▶ **Instruction**:
Your task is to transcribe all of the data below exactly, omitting the images.

▶ **Data block**:
+++

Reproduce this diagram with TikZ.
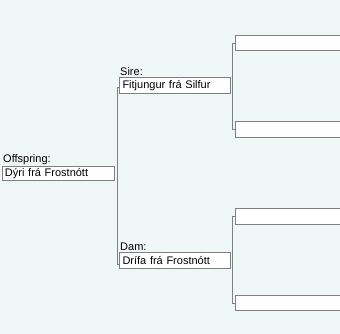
\documentclass[tikz,border=0pt]{standalone}
\usepackage{fontspec}
\setmainfont{Liberation Sans}
\usetikzlibrary{calc}
\definecolor{bgmint}{RGB}{240,248,247}
\definecolor{linegray}{RGB}{128,128,128}
\tikzset{
  horse/.style={draw=linegray, line width=1pt, fill=white, anchor=north west,
    minimum height=15pt, inner xsep=3pt, inner ysep=0pt, text width=#1, align=left,
    font=\fontsize{11}{11}\selectfont},
  lbl/.style={anchor=base west, inner sep=0pt, font=\fontsize{11}{11}\selectfont},
  conn/.style={draw=linegray, line width=1pt}
}
\begin{document}
\begin{tikzpicture}[x=1pt,y=-1pt]
\fill[bgmint] (0,0) rectangle (340,334);
\useasboundingbox (0,0) rectangle (340,334);
\clip (0,0) rectangle (340,334);
% offspring
\node[lbl] (loff) at (3,162.5) {Offspring:};
\node[horse=106pt, minimum height=14pt] (off) at (1.5,166) {Dýri frá Frostnótt};
% sire and dam
\node[lbl] (lsire) at (120,76) {Sire:};
\node[horse=104.5pt, minimum height=16pt] (sire) at (119,77.5) {Fitjungur frá Silfur};
\node[lbl] (ldam) at (120,250.5) {Dam:};
\node[horse=104.5pt, minimum height=16pt] (dam) at (119,252) {Drífa frá Frostnótt};
% grandparents
\node[horse=104pt, minimum height=15pt] (g1) at (235,35.3) {};
\node[horse=104pt, minimum height=16pt] (g2) at (235,121.3) {};
\node[horse=104pt, minimum height=16pt] (g3) at (235,208.3) {};
\node[horse=104pt, minimum height=15pt] (g4) at (235,295.3) {};
% connectors
\coordinate (s1) at ($(sire.north west)+(0,10.5)$);
\coordinate (d1) at ($(dam.north west)+(0,12)$);
\draw[conn] (s1) -- ++(-2,0) |- (d1);
\draw[conn] (g1.west) -- ++(-2.5,0) |- (g2.west);
\draw[conn] (g3.west) -- ++(-2.5,0) |- (g4.west);
\end{tikzpicture}
\end{document}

+++

▶ **Reply**:
Reproduce this diagram with TikZ.
\documentclass[tikz,border=0pt]{standalone}
\usepackage{fontspec}
\setmainfont{Liberation Sans}
\usetikzlibrary{calc}
\definecolor{bgmint}{RGB}{240,248,247}
\definecolor{linegray}{RGB}{128,128,128}
\tikzset{
  horse/.style={draw=linegray, line width=1pt, fill=white, anchor=north west,
    minimum height=15pt, inner xsep=3pt, inner ysep=0pt, text width=#1, align=left,
    font=\fontsize{11}{11}\selectfont},
  lbl/.style={anchor=base west, inner sep=0pt, font=\fontsize{11}{11}\selectfont},
  conn/.style={draw=linegray, line width=1pt}
}
\begin{document}
\begin{tikzpicture}[x=1pt,y=-1pt]
\fill[bgmint] (0,0) rectangle (340,334);
\useasboundingbox (0,0) rectangle (340,334);
\clip (0,0) rectangle (340,334);
% offspring
\node[lbl] (loff) at (3,162.5) {Offspring:};
\node[horse=106pt, minimum height=14pt] (off) at (1.5,166) {Dýri frá Frostnótt};
% sire and dam
\node[lbl] (lsire) at (120,76) {Sire:};
\node[horse=104.5pt, minimum height=16pt] (sire) at (119,77.5) {Fitjungur frá Silfur};
\node[lbl] (ldam) at (120,250.5) {Dam:};
\node[horse=104.5pt, minimum height=16pt] (dam) at (119,252) {Drífa frá Frostnótt};
% grandparents
\node[horse=104pt, minimum height=15pt] (g1) at (235,35.3) {};
\node[horse=104pt, minimum height=16pt] (g2) at (235,121.3) {};
\node[horse=104pt, minimum height=16pt] (g3) at (235,208.3) {};
\node[horse=104pt, minimum height=15pt] (g4) at (235,295.3) {};
% connectors
\coordinate (s1) at ($(sire.north west)+(0,10.5)$);
\coordinate (d1) at ($(dam.north west)+(0,12)$);
\draw[conn] (s1) -- ++(-2,0) |- (d1);
\draw[conn] (g1.west) -- ++(-2.5,0) |- (g2.west);
\draw[conn] (g3.west) -- ++(-2.5,0) |- (g4.west);
\end{tikzpicture}
\end{document}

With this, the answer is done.